Pub Date: Nov. 6th, 1978
Publisher: Macmillan

Novel--or a slice of autobiography? No matter. Whether inventing or remembering, Lilli Palmer--or the narrator known only as L.--views the ironic/tragic love triangle here with precisely the right blend of shaded nostalgia, time-muted pain, pinched amusement, and sheer wonder. Why wonder? Because L., as hard as it is for her to believe, went through her late-1930s affair with artist Jerome and her intense friendship with rich, married Anabel never knowing that Jerome and Anabel were lovers. Now it's 1947, and actress L.--between sessions of posing for a crusty woman painter who, coincidentally, was an early lover of the irresistible Anabel--is reading Anabel's diary, contrasting the truth with the way L. saw things at the time.
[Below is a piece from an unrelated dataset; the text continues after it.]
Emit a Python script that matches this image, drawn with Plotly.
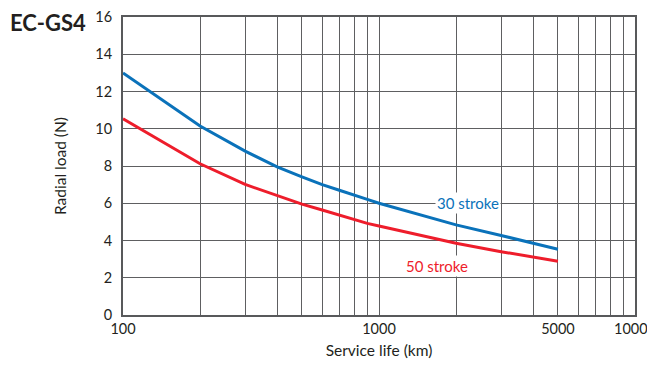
import plotly.graph_objects as go

# service life (km) and radial load (N)
service_km = [100, 200, 300, 400, 500, 600, 700, 800, 900, 1000, 2000, 3000, 4000, 5000]
load_30_stroke = [13.0, 10.15, 8.8, 7.95, 7.42, 7.0, 6.7, 6.42, 6.21, 6.0, 4.84, 4.27, 3.87, 3.53]
load_50_stroke = [10.54, 8.12, 7.01, 6.39, 5.95, 5.64, 5.36, 5.13, 4.92, 4.78, 3.85, 3.40, 3.10, 2.89]

x_tick_vals = [100, 1000, 5000, 10000]
x_tick_text = ['100', '1000', '5000', '10000']
x_minor_grid = [200, 300, 400, 500, 600, 700, 800, 900,
                2000, 3000, 4000, 6000, 7000, 8000, 9000]
y_tick_vals = [0, 2, 4, 6, 8, 10, 12, 14, 16]

BLUE = '#0a72ba'
RED = '#ee1d2b'
GRID = '#5e5f61'
TEXT = '#231f20'

fig = go.Figure()
fig.add_trace(go.Scatter(x=service_km, y=load_30_stroke, mode='lines',
                         line={'color': BLUE, 'width': 3}, name='30 stroke'))
fig.add_trace(go.Scatter(x=service_km, y=load_50_stroke, mode='lines',
                         line={'color': RED, 'width': 3}, name='50 stroke'))

fig.add_annotation(x=3.347, y=6, xref='x', yref='y', text='30 stroke',
                   showarrow=False, bgcolor='white', borderpad=1,
                   font={'color': BLUE, 'size': 15, 'family': 'Lato'})
fig.add_annotation(x=3.228, y=2.63, xref='x', yref='y', text='50 stroke',
                   showarrow=False, bgcolor='white', borderpad=1,
                   font={'color': RED, 'size': 15, 'family': 'Lato'})
fig.add_annotation(x=-0.2246, y=1.035, xref='paper', yref='paper',
                   xanchor='left', yanchor='top', text='<b>EC-GS4</b>',
                   showarrow=False, font={'color': TEXT, 'size': 22, 'family': 'Lato'})

# the page body adds an 8px margin, so the figure is 8px smaller each way
fig.update_layout(
    width=647, height=357,
    margin={'l': 115, 'r': 20, 't': 9, 'b': 50},
    paper_bgcolor='white', plot_bgcolor='white',
    showlegend=False,
    font={'family': 'Lato', 'color': TEXT, 'size': 14.5},
)
fig.update_xaxes(
    type='log', range=[2, 4], automargin=False,
    tickvals=x_tick_vals, ticktext=x_tick_text,
    ticklabeloverflow='allow',
    showgrid=True, gridcolor=GRID, gridwidth=1.2,
    minor={'tickvals': x_minor_grid, 'showgrid': True, 'gridcolor': GRID, 'gridwidth': 1.2},
    showline=True, linecolor='#58595b', linewidth=2, mirror=True,
    ticks='', zeroline=False,
    title={'text': 'Service life (km)', 'font': {'size': 15.5}, 'standoff': 9},
)
fig.update_yaxes(
    range=[0, 16], tickvals=y_tick_vals, automargin=False,
    showgrid=True, gridcolor=GRID, gridwidth=1.2,
    showline=True, linecolor='#58595b', linewidth=2, mirror=True,
    ticks='', zeroline=False, ticklabelstandoff=6,
    title={'text': 'Radial load (N)', 'font': {'size': 15.5}, 'standoff': 25},
)

fig.write_html("out.html")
Palmer handles this past/present montage (London, Paris, south of France) with crisp command--no corny flashback feeling--and the peculiar perspectives turn what could be soap opera scenes into tragicomedy: distraught Anabel's creation of a fictional lover (""Ferencsi"") about whom she can pour her heart out to L.; each woman's weird consultations with Jerome's mad, wise hermit father; L.'s panicky appeal to Anabel to help her when Jerome begins an affair with a Parisian art-dealer's wife (Anabel dispatches the mistress--for both their sakes?--with panache); the events leading up to discarded, isolated Anabel's suicide. And in the interwoven story of Jerome and L.'s vacation friends--a trio of Jewish refugees on a fruit farm in France: husband, wife, mistress (the wife's sister)--Palmer finds a neat, subtly disturbing parallel to the central triangle. An impressive technical accomplishment then. But far more important, L.'s quietly projected olderbut-wiser personality--open, tender, self-deprecating--is what endows the rather pathetic maneuvers of all three lovers with mystery and resonance. A passably intriguing story, a positively intoxicating storyteller.